Last spring, we bought a neat little native wildflower from Wilcox Nursery over in Largo. We were intrigued by the yummy minty smell at the time, and the promise of hordes of tiny flowers in the fall. Well, fall has arrived, and the Georgia Calamint (Calamintha georgiana) has delivered the promised buds and blooms, the sheer number of which are hard to appreciate in this photograph.
Up close, the flowers resemble those of Florida Pennyroyal (Piloblepis rigida), another native member of the Mint family (Lamiaceae). The flavor and smell of mint from the foliage has a bit of savory spice to it, which is most likely why its other common name is Georgia Basil. Some write of using this plant as seasoning or for teas.
Our plant is fairly small still, though it's said to grow 2 feet high by 3 feet wide. This species is actually not really found in the wild this far south, though it's common a little further north, including (as you might guess) Georgia.

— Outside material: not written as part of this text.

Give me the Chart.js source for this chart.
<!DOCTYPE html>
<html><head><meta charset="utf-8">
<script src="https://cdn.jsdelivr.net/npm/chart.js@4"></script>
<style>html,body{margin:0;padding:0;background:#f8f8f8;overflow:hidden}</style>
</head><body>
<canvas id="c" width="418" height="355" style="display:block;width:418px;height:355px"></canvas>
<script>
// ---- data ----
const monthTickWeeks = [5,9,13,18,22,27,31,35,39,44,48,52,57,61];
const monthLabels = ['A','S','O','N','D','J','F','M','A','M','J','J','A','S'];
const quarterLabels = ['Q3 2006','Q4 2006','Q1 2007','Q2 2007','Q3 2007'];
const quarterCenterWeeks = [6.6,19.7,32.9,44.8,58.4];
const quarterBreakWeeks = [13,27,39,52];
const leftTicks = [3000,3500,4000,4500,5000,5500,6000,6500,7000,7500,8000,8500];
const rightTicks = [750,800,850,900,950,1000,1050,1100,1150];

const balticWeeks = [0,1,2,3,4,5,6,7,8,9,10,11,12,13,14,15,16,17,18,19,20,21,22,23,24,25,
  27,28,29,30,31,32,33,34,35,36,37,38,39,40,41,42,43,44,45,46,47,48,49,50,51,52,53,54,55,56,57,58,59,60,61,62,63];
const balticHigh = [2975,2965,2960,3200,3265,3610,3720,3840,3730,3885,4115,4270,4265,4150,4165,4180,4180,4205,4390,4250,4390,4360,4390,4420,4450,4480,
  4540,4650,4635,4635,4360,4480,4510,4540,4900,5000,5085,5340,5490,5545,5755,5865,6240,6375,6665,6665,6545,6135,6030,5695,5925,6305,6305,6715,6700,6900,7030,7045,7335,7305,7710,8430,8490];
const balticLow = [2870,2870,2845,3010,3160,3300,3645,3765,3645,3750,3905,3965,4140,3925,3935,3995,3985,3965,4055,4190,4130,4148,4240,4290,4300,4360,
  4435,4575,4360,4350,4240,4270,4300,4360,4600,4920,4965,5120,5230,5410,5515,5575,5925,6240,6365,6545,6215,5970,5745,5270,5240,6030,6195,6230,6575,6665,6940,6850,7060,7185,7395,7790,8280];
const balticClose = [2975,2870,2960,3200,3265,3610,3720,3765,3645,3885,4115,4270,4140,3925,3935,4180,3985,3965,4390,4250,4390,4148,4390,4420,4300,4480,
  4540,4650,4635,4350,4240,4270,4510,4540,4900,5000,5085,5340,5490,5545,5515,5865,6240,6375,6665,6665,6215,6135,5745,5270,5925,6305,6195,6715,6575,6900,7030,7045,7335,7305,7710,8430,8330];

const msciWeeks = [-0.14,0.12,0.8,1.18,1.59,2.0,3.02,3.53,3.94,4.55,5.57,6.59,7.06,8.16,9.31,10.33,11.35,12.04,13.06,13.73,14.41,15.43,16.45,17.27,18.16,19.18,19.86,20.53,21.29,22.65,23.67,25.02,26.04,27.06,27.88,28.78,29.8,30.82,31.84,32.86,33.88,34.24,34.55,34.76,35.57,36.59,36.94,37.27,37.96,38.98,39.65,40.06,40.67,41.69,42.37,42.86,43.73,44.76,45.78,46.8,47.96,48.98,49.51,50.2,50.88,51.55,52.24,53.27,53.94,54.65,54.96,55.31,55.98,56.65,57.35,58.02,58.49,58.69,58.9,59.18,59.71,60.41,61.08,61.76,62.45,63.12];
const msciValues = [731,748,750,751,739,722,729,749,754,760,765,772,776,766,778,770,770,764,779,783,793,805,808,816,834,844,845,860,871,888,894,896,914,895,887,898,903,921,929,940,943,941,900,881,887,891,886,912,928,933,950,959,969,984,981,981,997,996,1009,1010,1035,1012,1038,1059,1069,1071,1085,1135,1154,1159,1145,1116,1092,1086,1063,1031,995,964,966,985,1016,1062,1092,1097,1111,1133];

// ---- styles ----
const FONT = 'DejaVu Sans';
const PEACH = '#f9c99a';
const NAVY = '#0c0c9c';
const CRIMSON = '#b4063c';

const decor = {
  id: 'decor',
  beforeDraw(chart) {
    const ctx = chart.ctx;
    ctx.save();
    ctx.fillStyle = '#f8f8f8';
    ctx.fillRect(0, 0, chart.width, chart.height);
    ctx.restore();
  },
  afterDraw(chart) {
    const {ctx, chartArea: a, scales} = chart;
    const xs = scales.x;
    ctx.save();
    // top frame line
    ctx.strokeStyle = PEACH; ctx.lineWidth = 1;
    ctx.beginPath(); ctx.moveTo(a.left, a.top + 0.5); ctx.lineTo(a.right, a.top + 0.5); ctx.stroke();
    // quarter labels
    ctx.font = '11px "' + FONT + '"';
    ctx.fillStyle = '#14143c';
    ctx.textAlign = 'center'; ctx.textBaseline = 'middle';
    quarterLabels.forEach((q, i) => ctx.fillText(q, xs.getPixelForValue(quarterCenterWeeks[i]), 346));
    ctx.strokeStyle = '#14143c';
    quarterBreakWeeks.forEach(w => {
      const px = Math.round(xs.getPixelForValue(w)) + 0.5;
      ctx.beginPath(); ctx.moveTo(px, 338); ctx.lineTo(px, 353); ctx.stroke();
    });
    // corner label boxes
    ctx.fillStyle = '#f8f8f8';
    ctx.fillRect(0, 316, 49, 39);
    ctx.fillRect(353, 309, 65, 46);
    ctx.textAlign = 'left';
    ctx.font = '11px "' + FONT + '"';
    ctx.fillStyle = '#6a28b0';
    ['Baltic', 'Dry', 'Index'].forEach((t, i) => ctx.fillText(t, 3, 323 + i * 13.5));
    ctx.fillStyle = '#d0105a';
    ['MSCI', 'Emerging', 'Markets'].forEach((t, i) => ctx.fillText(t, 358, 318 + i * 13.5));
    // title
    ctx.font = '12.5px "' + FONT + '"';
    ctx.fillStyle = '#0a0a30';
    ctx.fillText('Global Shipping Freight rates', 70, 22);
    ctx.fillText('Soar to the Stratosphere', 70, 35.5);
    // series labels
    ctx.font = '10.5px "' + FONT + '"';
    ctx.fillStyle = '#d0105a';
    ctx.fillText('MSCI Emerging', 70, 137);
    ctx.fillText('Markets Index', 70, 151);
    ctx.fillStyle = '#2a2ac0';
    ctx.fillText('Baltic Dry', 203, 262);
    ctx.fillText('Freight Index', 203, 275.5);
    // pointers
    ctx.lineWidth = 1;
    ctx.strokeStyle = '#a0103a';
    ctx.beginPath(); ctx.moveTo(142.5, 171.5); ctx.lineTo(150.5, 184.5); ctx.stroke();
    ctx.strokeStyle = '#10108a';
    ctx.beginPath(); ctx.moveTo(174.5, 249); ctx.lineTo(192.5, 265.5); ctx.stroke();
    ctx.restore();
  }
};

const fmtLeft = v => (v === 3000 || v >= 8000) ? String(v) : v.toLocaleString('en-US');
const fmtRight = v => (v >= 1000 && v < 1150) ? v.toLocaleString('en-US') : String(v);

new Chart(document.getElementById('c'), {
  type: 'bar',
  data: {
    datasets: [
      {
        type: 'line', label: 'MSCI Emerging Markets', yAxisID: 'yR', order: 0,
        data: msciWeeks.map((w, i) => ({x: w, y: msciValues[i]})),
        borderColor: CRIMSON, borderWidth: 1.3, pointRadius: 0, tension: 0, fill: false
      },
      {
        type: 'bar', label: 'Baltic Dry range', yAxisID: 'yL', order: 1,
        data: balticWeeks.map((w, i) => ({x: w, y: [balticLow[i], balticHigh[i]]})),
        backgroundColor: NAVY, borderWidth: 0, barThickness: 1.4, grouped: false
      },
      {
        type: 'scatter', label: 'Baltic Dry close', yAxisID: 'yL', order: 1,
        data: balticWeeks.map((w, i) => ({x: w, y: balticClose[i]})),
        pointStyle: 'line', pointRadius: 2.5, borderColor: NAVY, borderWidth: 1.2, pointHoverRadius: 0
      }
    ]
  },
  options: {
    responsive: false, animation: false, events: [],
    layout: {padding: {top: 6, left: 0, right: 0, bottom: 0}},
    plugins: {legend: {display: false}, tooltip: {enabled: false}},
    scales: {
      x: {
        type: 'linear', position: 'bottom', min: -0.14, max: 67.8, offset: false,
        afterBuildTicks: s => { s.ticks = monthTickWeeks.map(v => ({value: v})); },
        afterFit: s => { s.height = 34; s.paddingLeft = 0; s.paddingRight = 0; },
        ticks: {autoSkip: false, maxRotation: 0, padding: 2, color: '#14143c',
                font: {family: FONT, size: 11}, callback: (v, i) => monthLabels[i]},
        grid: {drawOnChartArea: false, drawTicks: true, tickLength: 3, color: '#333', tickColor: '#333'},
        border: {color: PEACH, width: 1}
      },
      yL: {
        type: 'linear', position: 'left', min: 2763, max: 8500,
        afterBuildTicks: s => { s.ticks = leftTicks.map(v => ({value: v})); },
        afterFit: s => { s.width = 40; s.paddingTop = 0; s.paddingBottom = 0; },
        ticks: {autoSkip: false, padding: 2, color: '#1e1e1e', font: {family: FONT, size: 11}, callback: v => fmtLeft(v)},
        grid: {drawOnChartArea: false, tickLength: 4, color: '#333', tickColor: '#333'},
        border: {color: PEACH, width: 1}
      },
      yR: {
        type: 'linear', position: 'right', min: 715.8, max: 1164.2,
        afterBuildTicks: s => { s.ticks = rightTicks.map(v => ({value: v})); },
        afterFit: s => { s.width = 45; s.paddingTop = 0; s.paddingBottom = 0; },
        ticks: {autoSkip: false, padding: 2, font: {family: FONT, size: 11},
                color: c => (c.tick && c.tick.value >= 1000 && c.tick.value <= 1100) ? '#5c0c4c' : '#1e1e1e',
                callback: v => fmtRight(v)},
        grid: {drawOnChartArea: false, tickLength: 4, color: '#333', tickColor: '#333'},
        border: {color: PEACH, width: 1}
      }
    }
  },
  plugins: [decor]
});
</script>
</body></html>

Here in Florida, it's only found in a few counties in the extreme north. It does well here, though, and apparently can be propagated by cuttings if they're kept sufficiently moist.

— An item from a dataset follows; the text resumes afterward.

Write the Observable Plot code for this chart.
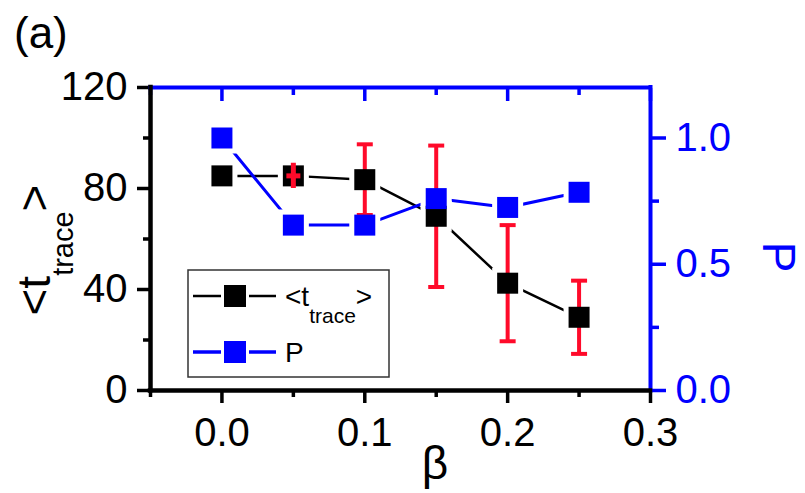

Though this small plant hasn't put on a whole lot of new growth in the last six months, it seems to have established itself well. It's said to be deciduous, so the small needle-leaves will apparently fall off during the winter. In the meantime, we're in peak flowering season, which will last a couple of weeks. Bees, small butterflies, and tiny nectar-seeking ants seem to be loving it, and so are we.